Pressure is on the Andrews Labor Government to direct drought support where it’s needed most, instead of more band aid fixes that don’t provide genuine relief.
Today, Leader of The Nationals and Shadow Minister for Agriculture Peter Walsh and Member for Eastern Victoria Melina Bath were on a farm at Glengarry to meet with locals and get an update on where support was needed.
Discussing the ongoing impact of drought, they highlighted the need to extend support to farmers in Latrobe City Council and to take action to ensure Victorian farmers aren’t unfairly disadvantaged by transport subsidies being offered to drought-affected farmers in New South Wales.
“There’s fears that dwindling access to fodder supplies will only get tighter with NSW farmers able to access subsidies that cover up to half the cost of their freight,” Mr Walsh said.
“Labor’s Agriculture Minister’s excuse for failing to act is that Victorian farmers can access up to $3500 in cash grants – I just don’t see how it compares.
“If the Minister won’t stop NSW putting our farmers at a disadvantage she’ll have to match the subsidy to support Victorian farmers.”
From July 1, farm businesses in NSW can access a further $40,000 to assist with the cost of transporting stock, fodder and water within NSW or from interstate.
Farmers in Latrobe City Council are also under added pressure, with the Andrews Government refusing to extend drought programs to the region.

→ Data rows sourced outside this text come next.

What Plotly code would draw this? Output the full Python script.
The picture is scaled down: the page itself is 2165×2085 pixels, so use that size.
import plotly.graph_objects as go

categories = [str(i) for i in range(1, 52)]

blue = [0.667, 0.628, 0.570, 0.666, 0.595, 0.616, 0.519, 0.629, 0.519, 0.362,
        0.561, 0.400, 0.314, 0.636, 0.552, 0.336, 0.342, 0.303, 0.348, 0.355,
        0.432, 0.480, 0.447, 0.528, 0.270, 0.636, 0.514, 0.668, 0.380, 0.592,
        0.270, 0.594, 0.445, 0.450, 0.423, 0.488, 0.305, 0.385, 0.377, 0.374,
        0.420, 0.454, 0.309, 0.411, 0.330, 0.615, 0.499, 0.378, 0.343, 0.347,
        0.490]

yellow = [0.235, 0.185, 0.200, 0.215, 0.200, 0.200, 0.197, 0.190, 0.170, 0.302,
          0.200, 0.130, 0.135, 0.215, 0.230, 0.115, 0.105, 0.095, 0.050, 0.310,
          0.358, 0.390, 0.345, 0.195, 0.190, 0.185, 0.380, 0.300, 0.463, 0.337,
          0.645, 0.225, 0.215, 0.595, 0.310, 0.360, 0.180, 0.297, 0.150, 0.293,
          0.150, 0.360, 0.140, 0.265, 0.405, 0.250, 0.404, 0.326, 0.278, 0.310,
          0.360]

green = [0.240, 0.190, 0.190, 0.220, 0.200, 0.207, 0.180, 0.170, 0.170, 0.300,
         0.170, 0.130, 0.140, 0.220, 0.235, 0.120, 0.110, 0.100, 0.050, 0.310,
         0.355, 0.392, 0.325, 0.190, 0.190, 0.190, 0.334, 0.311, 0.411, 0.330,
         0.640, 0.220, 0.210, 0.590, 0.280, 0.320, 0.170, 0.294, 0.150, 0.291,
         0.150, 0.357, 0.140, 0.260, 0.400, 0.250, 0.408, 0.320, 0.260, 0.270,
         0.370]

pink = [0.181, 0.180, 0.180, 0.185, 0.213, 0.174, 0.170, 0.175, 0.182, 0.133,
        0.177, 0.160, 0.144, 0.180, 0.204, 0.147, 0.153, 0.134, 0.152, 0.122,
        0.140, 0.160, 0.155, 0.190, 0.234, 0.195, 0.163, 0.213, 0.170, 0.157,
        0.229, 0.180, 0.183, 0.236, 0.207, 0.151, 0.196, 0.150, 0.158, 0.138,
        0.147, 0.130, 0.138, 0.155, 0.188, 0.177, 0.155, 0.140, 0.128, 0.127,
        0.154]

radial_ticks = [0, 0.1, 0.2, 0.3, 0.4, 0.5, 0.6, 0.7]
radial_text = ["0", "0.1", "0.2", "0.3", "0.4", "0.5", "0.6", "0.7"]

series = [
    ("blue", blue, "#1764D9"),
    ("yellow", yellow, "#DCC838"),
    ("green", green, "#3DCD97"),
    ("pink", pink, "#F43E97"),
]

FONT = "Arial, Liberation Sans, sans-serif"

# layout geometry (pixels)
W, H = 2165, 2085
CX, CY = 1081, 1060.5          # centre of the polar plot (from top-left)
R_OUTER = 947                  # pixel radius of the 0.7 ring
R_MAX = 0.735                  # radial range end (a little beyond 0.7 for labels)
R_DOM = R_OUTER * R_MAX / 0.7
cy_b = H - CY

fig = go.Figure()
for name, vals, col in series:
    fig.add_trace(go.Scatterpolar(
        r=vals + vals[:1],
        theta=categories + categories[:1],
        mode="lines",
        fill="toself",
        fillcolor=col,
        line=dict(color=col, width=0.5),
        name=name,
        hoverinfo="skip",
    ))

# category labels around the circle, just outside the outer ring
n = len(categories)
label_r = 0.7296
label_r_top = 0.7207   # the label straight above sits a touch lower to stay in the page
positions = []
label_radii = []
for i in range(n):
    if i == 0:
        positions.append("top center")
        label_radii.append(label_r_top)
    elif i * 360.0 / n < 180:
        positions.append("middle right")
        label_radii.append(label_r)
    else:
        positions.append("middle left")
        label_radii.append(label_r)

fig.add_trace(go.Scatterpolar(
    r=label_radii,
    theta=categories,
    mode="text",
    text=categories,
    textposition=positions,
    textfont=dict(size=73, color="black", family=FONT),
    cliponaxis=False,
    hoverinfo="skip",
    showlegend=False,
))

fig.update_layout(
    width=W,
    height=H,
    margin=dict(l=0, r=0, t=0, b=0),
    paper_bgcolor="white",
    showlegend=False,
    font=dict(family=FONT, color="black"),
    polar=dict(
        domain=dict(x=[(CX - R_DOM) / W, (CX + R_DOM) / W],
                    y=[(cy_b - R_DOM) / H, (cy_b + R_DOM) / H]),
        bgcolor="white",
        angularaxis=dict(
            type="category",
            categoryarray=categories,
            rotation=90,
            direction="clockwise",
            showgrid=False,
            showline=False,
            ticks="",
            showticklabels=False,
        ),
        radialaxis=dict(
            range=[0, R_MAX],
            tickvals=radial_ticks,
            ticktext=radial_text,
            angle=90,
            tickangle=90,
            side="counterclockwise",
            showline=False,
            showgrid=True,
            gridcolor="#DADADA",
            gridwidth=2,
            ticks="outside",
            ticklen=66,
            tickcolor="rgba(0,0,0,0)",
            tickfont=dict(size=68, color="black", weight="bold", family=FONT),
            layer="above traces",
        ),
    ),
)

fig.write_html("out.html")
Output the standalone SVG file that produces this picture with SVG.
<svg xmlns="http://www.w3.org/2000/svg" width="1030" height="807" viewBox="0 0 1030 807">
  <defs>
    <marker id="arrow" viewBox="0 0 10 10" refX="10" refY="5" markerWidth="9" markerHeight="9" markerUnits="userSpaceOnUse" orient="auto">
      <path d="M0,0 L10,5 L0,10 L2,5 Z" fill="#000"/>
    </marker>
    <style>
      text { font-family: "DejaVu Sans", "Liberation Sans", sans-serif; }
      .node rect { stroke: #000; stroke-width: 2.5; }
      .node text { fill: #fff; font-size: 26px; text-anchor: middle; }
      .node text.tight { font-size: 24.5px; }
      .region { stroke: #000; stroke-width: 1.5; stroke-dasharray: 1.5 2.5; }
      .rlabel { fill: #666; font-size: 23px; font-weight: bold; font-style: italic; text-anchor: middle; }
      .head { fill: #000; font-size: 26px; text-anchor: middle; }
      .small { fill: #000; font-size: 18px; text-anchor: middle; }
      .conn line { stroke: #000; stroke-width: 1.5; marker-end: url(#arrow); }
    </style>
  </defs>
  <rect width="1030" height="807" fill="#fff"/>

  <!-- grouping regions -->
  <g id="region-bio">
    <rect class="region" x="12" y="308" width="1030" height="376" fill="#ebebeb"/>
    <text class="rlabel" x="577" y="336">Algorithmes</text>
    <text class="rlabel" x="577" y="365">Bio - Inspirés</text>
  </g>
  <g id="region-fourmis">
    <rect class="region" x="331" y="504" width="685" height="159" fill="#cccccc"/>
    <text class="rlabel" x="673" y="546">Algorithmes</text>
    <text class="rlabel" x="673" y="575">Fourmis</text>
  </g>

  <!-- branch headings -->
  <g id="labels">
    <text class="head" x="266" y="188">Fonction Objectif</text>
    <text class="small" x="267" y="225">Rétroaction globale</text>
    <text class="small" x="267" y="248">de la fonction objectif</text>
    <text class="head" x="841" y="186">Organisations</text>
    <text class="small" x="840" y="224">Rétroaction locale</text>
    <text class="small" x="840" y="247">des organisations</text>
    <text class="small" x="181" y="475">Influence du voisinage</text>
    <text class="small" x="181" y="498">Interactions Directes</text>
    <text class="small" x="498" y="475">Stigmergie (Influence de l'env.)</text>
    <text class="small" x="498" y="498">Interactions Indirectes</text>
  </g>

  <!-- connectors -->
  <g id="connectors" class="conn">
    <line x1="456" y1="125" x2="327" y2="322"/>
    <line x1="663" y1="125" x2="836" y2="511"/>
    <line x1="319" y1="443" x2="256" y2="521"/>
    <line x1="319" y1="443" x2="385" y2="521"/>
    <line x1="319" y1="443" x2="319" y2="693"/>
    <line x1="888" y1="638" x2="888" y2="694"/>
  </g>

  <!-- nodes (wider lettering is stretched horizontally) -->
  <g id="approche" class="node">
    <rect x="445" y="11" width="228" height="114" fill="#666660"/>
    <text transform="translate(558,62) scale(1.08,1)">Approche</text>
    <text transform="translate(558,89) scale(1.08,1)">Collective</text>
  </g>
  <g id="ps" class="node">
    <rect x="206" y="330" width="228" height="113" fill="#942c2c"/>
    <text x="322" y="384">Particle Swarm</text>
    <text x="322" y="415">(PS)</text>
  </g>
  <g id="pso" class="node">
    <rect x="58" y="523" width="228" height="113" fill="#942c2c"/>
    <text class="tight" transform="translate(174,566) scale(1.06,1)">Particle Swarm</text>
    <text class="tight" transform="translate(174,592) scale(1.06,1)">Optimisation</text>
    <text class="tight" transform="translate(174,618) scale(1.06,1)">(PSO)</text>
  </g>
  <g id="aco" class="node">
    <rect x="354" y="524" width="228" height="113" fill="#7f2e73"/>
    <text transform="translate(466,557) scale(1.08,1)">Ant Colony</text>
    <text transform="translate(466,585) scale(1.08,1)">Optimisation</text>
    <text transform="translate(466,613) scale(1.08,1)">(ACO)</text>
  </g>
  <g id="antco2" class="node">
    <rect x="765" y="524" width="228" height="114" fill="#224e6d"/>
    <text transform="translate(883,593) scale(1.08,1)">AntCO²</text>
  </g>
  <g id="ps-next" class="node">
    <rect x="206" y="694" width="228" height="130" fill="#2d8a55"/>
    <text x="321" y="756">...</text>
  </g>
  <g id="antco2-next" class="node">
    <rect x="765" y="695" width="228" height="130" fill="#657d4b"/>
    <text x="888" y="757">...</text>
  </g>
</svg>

“Pastures will take years to recover, as will restocking for those farmers who were forced to make the heart-breaking decision to sell,” Ms Bath said.
“The drought doesn’t end at the border of Wellington and East Gippsland shires – Latrobe City farmers also desperately need support.”
Farmers in Gippsland and the Latrobe Valley are also frustrated the Andrews Government’s drought package still doesn’t provide council rates relief, which is seen as a fair and equitable way to ease the financial pressure on farmers.
“Farm rates relief will provide fair and equitable assistance to all farmers who are struggling under the pressure of the ongoing drought,” Mr Walsh said.
“It means Gippsland farmers can put that extra money where it’s needed most, like using it to buy or transport stock, feed or fodder.”